By this we mean that God's nature (a) is without extension; (b) is subject to no limitations of space; and (c) contains in itself the cause of space.
1 Kings 8:27—“behold, heaven and the heaven of heavens cannot contain thee.” Space is a creation of God; Rom. 8:39—“nor height nor depth, nor any other creature.” Zahn, Bib. Dogmatik, 149—“Scripture does not teach the immanence of God in the world, but the immanence of the world in God.” Dante does not put God, but Satan at the centre; and Satan, being at the centre, is crushed with the whole weight of the universe. God is the Being who encompasses all. All things exist in him. E. G. Robinson: “Space is a relation; God is the author of relations and of our modes of thought; therefore God is the author of space. Space conditions our thought, but it does not condition God's thought.”

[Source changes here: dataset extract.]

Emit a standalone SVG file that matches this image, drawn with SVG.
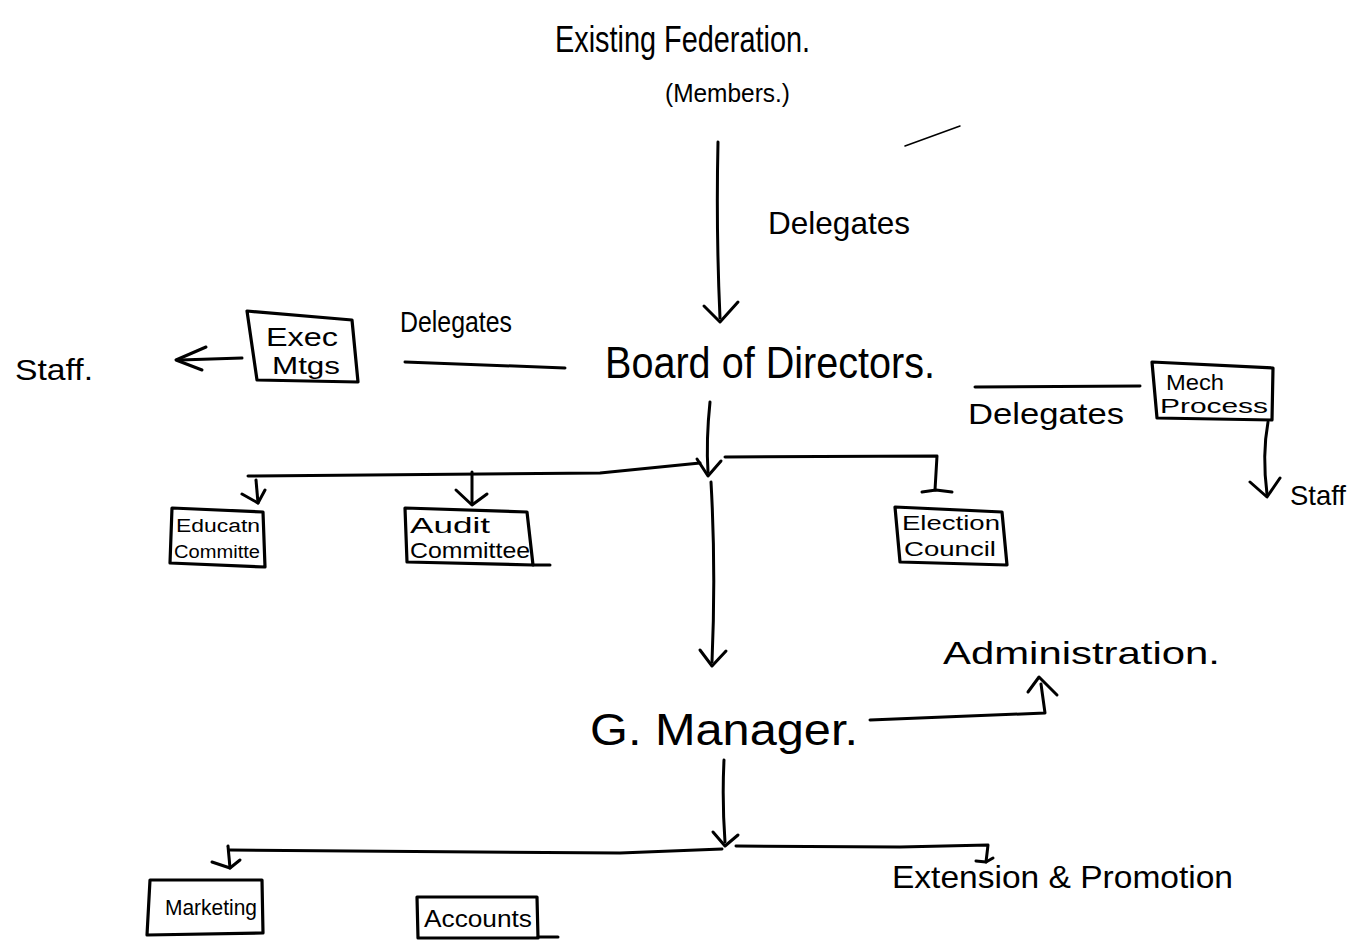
<svg xmlns="http://www.w3.org/2000/svg" width="1352" height="944" viewBox="0 0 1352 944">
  <style>
    .ink { fill: none; stroke: #000; stroke-width: 3; stroke-linecap: round; stroke-linejoin: round; }
    .thin { fill: none; stroke: #000; stroke-width: 1.5; stroke-linecap: round; }
    .box { fill: none; stroke: #000; stroke-width: 3.2; stroke-linejoin: round; }
    .hw { font-family: "Liberation Sans", "DejaVu Sans", sans-serif; fill: #000; }
  </style>
  <rect width="1352" height="944" fill="#fff"/>

  <!-- Connectors -->
  <g id="connectors">
    <!-- Federation to Board -->
    <path class="ink" d="M718,142 Q716,230 720,318"/>
    <path class="ink" d="M704,306 L720,322 L738,302"/>
    <!-- Board to Exec Mtgs (left) -->
    <path class="ink" d="M405,362 L565,368"/>
    <path class="ink" d="M242,358 L180,360"/>
    <path class="ink" d="M206,347 L176,360 L202,370"/>
    <!-- Board to Mech Process (right) -->
    <path class="ink" d="M975,387 L1140,386"/>
    <path class="ink" d="M1268,422 Q1262,455 1267,494"/>
    <path class="ink" d="M1250,482 L1267,497 L1280,478"/>
    <!-- Board down to committees -->
    <path class="ink" d="M710,402 Q706,440 708,472"/>
    <path class="ink" d="M697,459 L708,476 L721,461"/>
    <path class="ink" d="M248,476 L600,473 L700,463"/>
    <path class="ink" d="M725,457 L937,456 L935,490"/>
    <path class="ink" d="M922,492 L936,490 L952,492"/>
    <path class="ink" d="M256,480 L258,503"/>
    <path class="ink" d="M242,494 L258,503 L265,490"/>
    <path class="ink" d="M472,472 L472,503"/>
    <path class="ink" d="M456,490 L472,505 L487,494"/>
    <!-- Board down to G. Manager -->
    <path class="ink" d="M711,482 Q716,570 712,662"/>
    <path class="ink" d="M700,650 L712,666 L726,651"/>
    <!-- G. Manager to Administration -->
    <path class="ink" d="M870,720 L1045,713 L1041,684"/>
    <path class="ink" d="M1028,692 L1039,677 L1057,695"/>
    <!-- G. Manager down to departments -->
    <path class="ink" d="M724,760 Q722,800 725,842"/>
    <path class="ink" d="M713,832 L725,846 L738,835"/>
    <path class="ink" d="M230,850 L620,853 L722,849"/>
    <path class="ink" d="M736,846 L900,847 L988,845 L986,862"/>
    <path class="ink" d="M976,861 L986,862 L993,858"/>
    <path class="ink" d="M228,846 L230,868"/>
    <path class="ink" d="M212,862 L230,868 L240,860"/>
    <!-- stray stroke -->
    <path class="thin" d="M905,146 L960,126"/>
  </g>

  <!-- Nodes -->
  <g id="federation">
    <text class="hw" x="555" y="52" font-size="36" textLength="255" lengthAdjust="spacingAndGlyphs">Existing Federation.</text>
    <text class="hw" x="665" y="102" font-size="26" textLength="125" lengthAdjust="spacingAndGlyphs">(Members.)</text>
  </g>

  <g id="label-delegates-top">
    <text class="hw" x="768" y="234" font-size="32" textLength="142" lengthAdjust="spacingAndGlyphs">Delegates</text>
  </g>

  <g id="board">
    <text class="hw" x="605" y="378" font-size="44" textLength="330" lengthAdjust="spacingAndGlyphs">Board of Directors.</text>
  </g>

  <g id="label-delegates-left">
    <text class="hw" x="400" y="332" font-size="30" textLength="112" lengthAdjust="spacingAndGlyphs">Delegates</text>
  </g>

  <g id="exec-mtgs">
    <path class="box" d="M247,311 L352,320 L358,382 L257,380 Z"/>
    <text class="hw" x="266" y="346" font-size="26" textLength="72" lengthAdjust="spacingAndGlyphs">Exec</text>
    <text class="hw" x="272" y="374" font-size="24" textLength="68" lengthAdjust="spacingAndGlyphs">Mtgs</text>
  </g>

  <g id="staff-left">
    <text class="hw" x="15" y="380" font-size="30" textLength="78" lengthAdjust="spacingAndGlyphs">Staff.</text>
  </g>

  <g id="label-delegates-right">
    <text class="hw" x="968" y="424" font-size="30" textLength="156" lengthAdjust="spacingAndGlyphs">Delegates</text>
  </g>

  <g id="mech-process">
    <path class="box" d="M1152,362 L1273,368 L1272,420 L1157,418 Z"/>
    <text class="hw" x="1166" y="390" font-size="22" textLength="58" lengthAdjust="spacingAndGlyphs">Mech</text>
    <text class="hw" x="1160" y="413" font-size="20" textLength="108" lengthAdjust="spacingAndGlyphs">Process</text>
  </g>

  <g id="staff-right">
    <text class="hw" x="1290" y="505" font-size="28" textLength="56" lengthAdjust="spacingAndGlyphs">Staff</text>
  </g>

  <g id="education-committee">
    <path class="box" d="M172,508 L263,512 L265,567 L170,563 Z"/>
    <text class="hw" x="176" y="532" font-size="18" textLength="84" lengthAdjust="spacingAndGlyphs">Educatn</text>
    <text class="hw" x="174" y="558" font-size="18" textLength="86" lengthAdjust="spacingAndGlyphs">Committe</text>
  </g>

  <g id="audit-committee">
    <path class="box" d="M405,508 L527,512 L533,565 L407,562 Z"/>
    <path class="ink" d="M533,565 L550,565"/>
    <text class="hw" x="410" y="533" font-size="22" textLength="80" lengthAdjust="spacingAndGlyphs">Audit</text>
    <text class="hw" x="410" y="558" font-size="22" textLength="120" lengthAdjust="spacingAndGlyphs">Committee</text>
  </g>

  <g id="election-council">
    <path class="box" d="M895,507 L1002,512 L1007,565 L900,562 Z"/>
    <text class="hw" x="902" y="530" font-size="20" textLength="98" lengthAdjust="spacingAndGlyphs">Election</text>
    <text class="hw" x="904" y="556" font-size="20" textLength="92" lengthAdjust="spacingAndGlyphs">Council</text>
  </g>

  <g id="administration">
    <text class="hw" x="943" y="664" font-size="32" textLength="277" lengthAdjust="spacingAndGlyphs">Administration.</text>
  </g>

  <g id="g-manager">
    <text class="hw" x="590" y="745" font-size="44" textLength="268" lengthAdjust="spacingAndGlyphs">G. Manager.</text>
  </g>

  <g id="marketing">
    <path class="box" d="M150,880 L262,880 L263,933 L147,935 Z"/>
    <text class="hw" x="165" y="915" font-size="22" textLength="92" lengthAdjust="spacingAndGlyphs">Marketing</text>
  </g>

  <g id="accounts">
    <path class="box" d="M417,897 L537,897 L538,938 L418,938 Z"/>
    <path class="ink" d="M538,937 L558,937"/>
    <text class="hw" x="424" y="927" font-size="24" textLength="108" lengthAdjust="spacingAndGlyphs">Accounts</text>
  </g>

  <g id="extension-promotion">
    <text class="hw" x="892" y="888" font-size="32" textLength="341" lengthAdjust="spacingAndGlyphs">Extension &amp; Promotion</text>
  </g>
</svg>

Jonathan Edwards: “Place itself is mental, and within and without are mental conceptions.... When I say the material universe exists only in the mind, I mean that it is absolutely dependent on the conception of the mind for its existence, and does not exist as spirits do, whose existence does not consist in, nor in dependence on, the conception of other minds.” H. M. Stanley, on Space and Science, in Philosophical Rev., Nov. 1898:615—“Space is not full of things, but things are spaceful.... Space is a form of dynamic appearance.” Bradley carries the ideality of space to an extreme, when, in his Appearance and Reality, 35-38, he tells us: Space is not a mere relation, for it has parts, and what can be the parts of a relation? But space is nothing but a relation, for it is lengths of lengths of—nothing that we can find. We can find no terms either inside or outside. Space, to be space, must have space outside itself. Bradley therefore concludes that space is not reality but only appearance.